Orientation solidification map through laser scan strategy Engineering for additively manufactured stainless steels

Using a three-dimensional multiphase finite element model combined with a multiscale characterization framework, this study investigates the solidification characteristics and grain orientations of 316L stainless steel (316LSS) during laser powder bed fusion (LPBF) under different laser scanning strategies. Three common patterns—meander, stripe, and chessboard—were evaluated to capture the associated thermal profiles and melt pool (MP) dynamics. While conduction dominated across all strategies, the stripe and chessboard patterns showed greater susceptibility to keyhole and transition melting modes.
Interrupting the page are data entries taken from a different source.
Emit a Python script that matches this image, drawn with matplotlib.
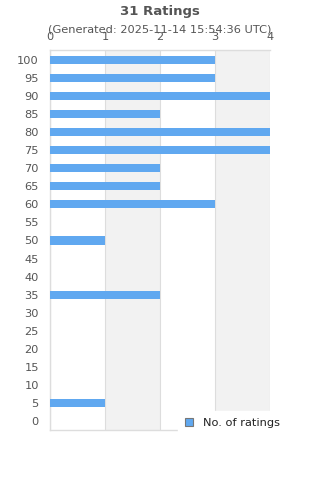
import matplotlib.pyplot as plt
import numpy as np

# rating buckets, top to bottom
ratings = [100, 95, 90, 85, 80, 75, 70, 65, 60, 55, 50,
           45, 40, 35, 30, 25, 20, 15, 10, 5, 0]
counts = [3, 3, 4, 2, 4, 4, 2, 2, 3, 0, 1,
          0, 0, 2, 0, 0, 0, 0, 0, 1, 0]
x_ticks = [0, 1, 2, 3, 4]

title = "31 Ratings"
subtitle = "(Generated: 2025-11-14 15:54:36 UTC)"
series_name = "No. of ratings"

bar_color = "#60a8f0"
text_color = "#555555"
grid_color = "#dddddd"
band_color = "#f2f2f2"
fs = 8.2

fig = plt.figure(figsize=(3.2, 4.8), dpi=100)
ax = fig.add_axes([0.156, 0.104, 0.688, 0.792])

pos = np.arange(len(ratings))
ax.barh(pos, counts, height=0.45, color=bar_color, label=series_name, zorder=3)

# alternating background bands
for i in range(len(x_ticks) - 1):
    if i % 2 == 1:
        ax.axvspan(x_ticks[i], x_ticks[i + 1], color=band_color, zorder=0, lw=0)

ax.set_xlim(0, 4)
ax.set_ylim(len(ratings) - 0.5, -0.55)
ax.set_xticks(x_ticks)
ax.xaxis.tick_top()
ax.set_yticks(pos)
ax.set_yticklabels([str(r) for r in ratings])
ax.tick_params(axis="both", length=0, labelsize=fs, colors=text_color)
ax.tick_params(axis="x", pad=5.5)
ax.tick_params(axis="y", pad=8)

ax.grid(axis="x", color=grid_color, lw=0.8, zorder=1)
for side in ["left", "bottom", "top", "right"]:
    ax.spines[side].set_color(grid_color)
    ax.spines[side].set_linewidth(1)
ax.spines["right"].set_visible(False)

fig.text(0.5, 0.977, title, ha="center", va="center", fontsize=9.5,
         fontweight="bold", color=text_color)
fig.text(0.5, 0.938, subtitle, ha="center", va="center", fontsize=fs,
         color=text_color)

leg = ax.legend(loc="upper left", bbox_to_anchor=(0.582, 0.05), fontsize=fs,
                frameon=True, fancybox=False, handlelength=0.7, handleheight=0.7,
                handletextpad=0.9, borderpad=0.6, borderaxespad=0)
leg.get_frame().set_edgecolor("white")
leg.get_frame().set_facecolor("white")
leg.get_frame().set_alpha(1)
leg.set_zorder(5)
for h in leg.legend_handles:
    h.set_edgecolor("#777777")
    h.set_linewidth(0.8)
for t in leg.get_texts():
    t.set_color("#222222")

fig.savefig("out.png", dpi=100)
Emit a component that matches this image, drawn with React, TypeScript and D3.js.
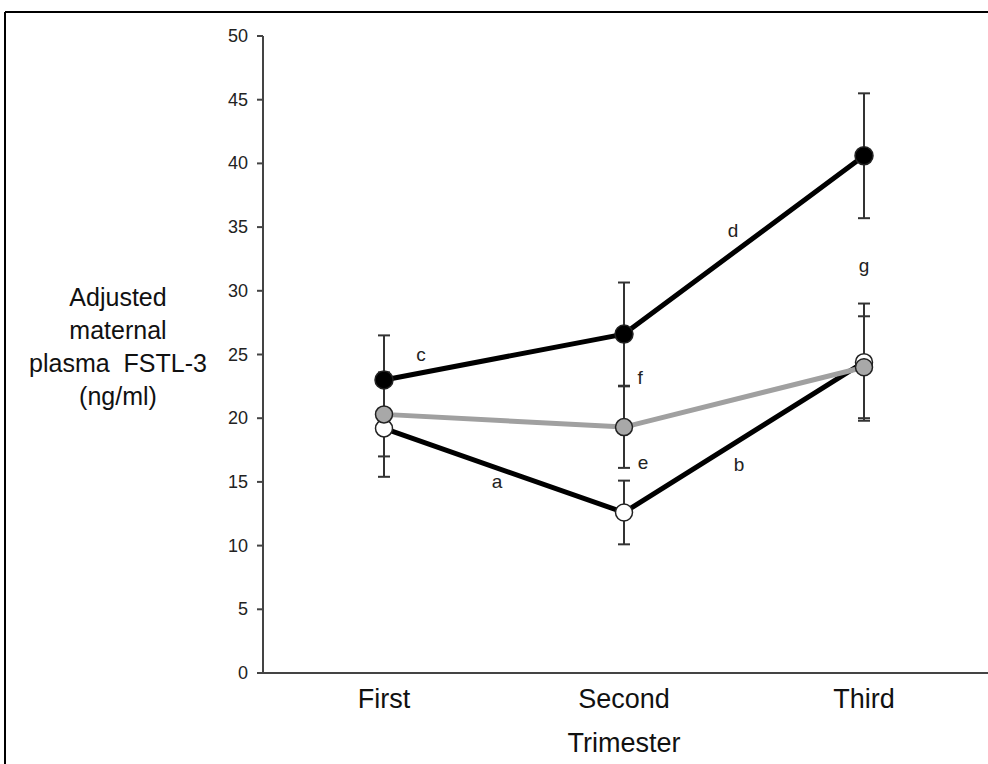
import React from "react";
import * as d3 from "d3";

const categories = ["First", "Second", "Third"];
const yTicks = [0, 5, 10, 15, 20, 25, 30, 35, 40, 45, 50];

const blackMeans = [23.0, 26.6, 40.6];
const blackErr = [3.5, 4.05, 4.9];
const grayMeans = [20.3, 19.3, 24.0];
const grayErr = [3.3, 3.2, 4.0];
const whiteMeans = [19.2, 12.6, 24.4];
const whiteErr = [3.8, 2.5, 4.6];

const annLabels = ["c", "a", "f", "e", "d", "b", "g"];
const annPos = [0.154, 0.471, 1.067, 1.079, 1.454, 1.479, 2.0];
const annValues = [25.0, 15.0, 23.2, 16.5, 34.7, 16.4, 32.0];

const yLabelLines = ["Adjusted", "maternal", "plasma  FSTL-3", "(ng/ml)"];

const W = 988;
const H = 764;
const FONT = "'Liberation Sans', Arial, sans-serif";

export default function App() {
  const x = d3.scaleBand<string>().domain(categories).range([264, 984]).padding(0);
  const xc = (c: string) => (x(c) as number) + x.bandwidth() / 2;
  const xi = d3.scaleLinear().domain([0, 2]).range([xc(categories[0]), xc(categories[2])]);
  const y = d3.scaleLinear().domain([0, 50]).range([673, 36]);
  const line = d3
    .line<number>()
    .x((_, i) => xc(categories[i]))
    .y((v) => y(v));

  const series = [
    { means: whiteMeans, err: whiteErr, line: "#000", lw: 5, fill: "#ffffff", r: 8.5 },
    { means: grayMeans, err: grayErr, line: "#a0a0a0", lw: 5, fill: "#a8a8a8", r: 8.5 },
    { means: blackMeans, err: blackErr, line: "#000", lw: 5, fill: "#000", r: 9 },
  ];

  return (
    <svg
      width={W}
      height={H}
      style={{ position: "absolute", left: 0, top: 0, background: "#fff" }}
      fontFamily={FONT}
    >
      <rect x={0} y={0} width={W} height={H} fill="#fff" />
      {/* frame */}
      <line x1={5} y1={12} x2={W} y2={12} stroke="#000" strokeWidth={2} />
      <line x1={5} y1={12} x2={5} y2={H} stroke="#000" strokeWidth={2} />

      {/* y axis */}
      <line x1={263} y1={y(50)} x2={263} y2={y(0)} stroke="#444" strokeWidth={2} />
      {yTicks.map((t) => (
        <g key={t}>
          <line x1={257} x2={263} y1={y(t)} y2={y(t)} stroke="#444" strokeWidth={2} />
          <text
            x={248}
            y={y(t)}
            textAnchor="end"
            dominantBaseline="central"
            fontSize={18}
            fill="#222"
          >
            {t}
          </text>
        </g>
      ))}
      {/* x axis */}
      <line x1={262} y1={673} x2={W} y2={673} stroke="#444" strokeWidth={2} />
      {categories.map((c) => (
        <text key={c} x={xc(c)} y={708} textAnchor="middle" fontSize={27} fill="#111">
          {c}
        </text>
      ))}
      <text x={624} y={752} textAnchor="middle" fontSize={27} fill="#111">
        Trimester
      </text>

      {/* y label */}
      {yLabelLines.map((l, i) => (
        <text
          key={i}
          x={118}
          y={306 + i * 33}
          textAnchor="middle"
          fontSize={25}
          fill="#111"
          style={{ whiteSpace: "pre" }}
        >
          {l}
        </text>
      ))}

      {/* error bars */}
      {series.map((s, si) =>
        s.means.map((m, i) => {
          const cx = xc(categories[i]);
          const top = y(m + s.err[i]);
          const bot = y(m - s.err[i]);
          return (
            <g key={`e${si}-${i}`} stroke="#333" strokeWidth={2}>
              <line x1={cx} x2={cx} y1={top} y2={bot} />
              <line x1={cx - 6} x2={cx + 6} y1={top} y2={top} />
              <line x1={cx - 6} x2={cx + 6} y1={bot} y2={bot} />
            </g>
          );
        })
      )}

      {/* lines */}
      {series.map((s, si) => (
        <path
          key={`l${si}`}
          d={line(s.means) || ""}
          fill="none"
          stroke={s.line}
          strokeWidth={s.lw}
          strokeLinejoin="round"
        />
      ))}

      {/* markers */}
      {series.map((s, si) =>
        s.means.map((m, i) => (
          <circle
            key={`m${si}-${i}`}
            cx={xc(categories[i])}
            cy={y(m)}
            r={s.r}
            fill={s.fill}
            stroke="#222"
            strokeWidth={1.5}
          />
        ))
      )}

      {/* annotations */}
      {annLabels.map((a, i) => (
        <text
          key={`a${i}`}
          x={xi(annPos[i])}
          y={y(annValues[i])}
          textAnchor="middle"
          dominantBaseline="central"
          fontSize={19}
          fill="#222"
        >
          {a}
        </text>
      ))}
    </svg>
  );
}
Thermal simulations revealed variations in remelting depth: the stripe pattern exhibited the deepest remelting (∼150 μm), while the meander pattern showed the shallowest (∼50 μm), influencing grain refinement and morphology. Crystallographic orientation analysis indicated that interactions between keyhole, transition, and conductive MPs altered preferred growth directions. The meander strategy promoted [101] and [111] orientations, whereas the stripe and chessboard strategies showed stronger alignment toward [111]. By correlating thermal parameters—temperature gradient (G) and solidification rate (R)—with local crystallographic orientation and grain structure, a solidification orientation map was developed. This map demonstrates how scan strategy–driven MP interactions control microstructural features, providing a predictive tool for grain morphology and texture design in LPBF-316LSS components.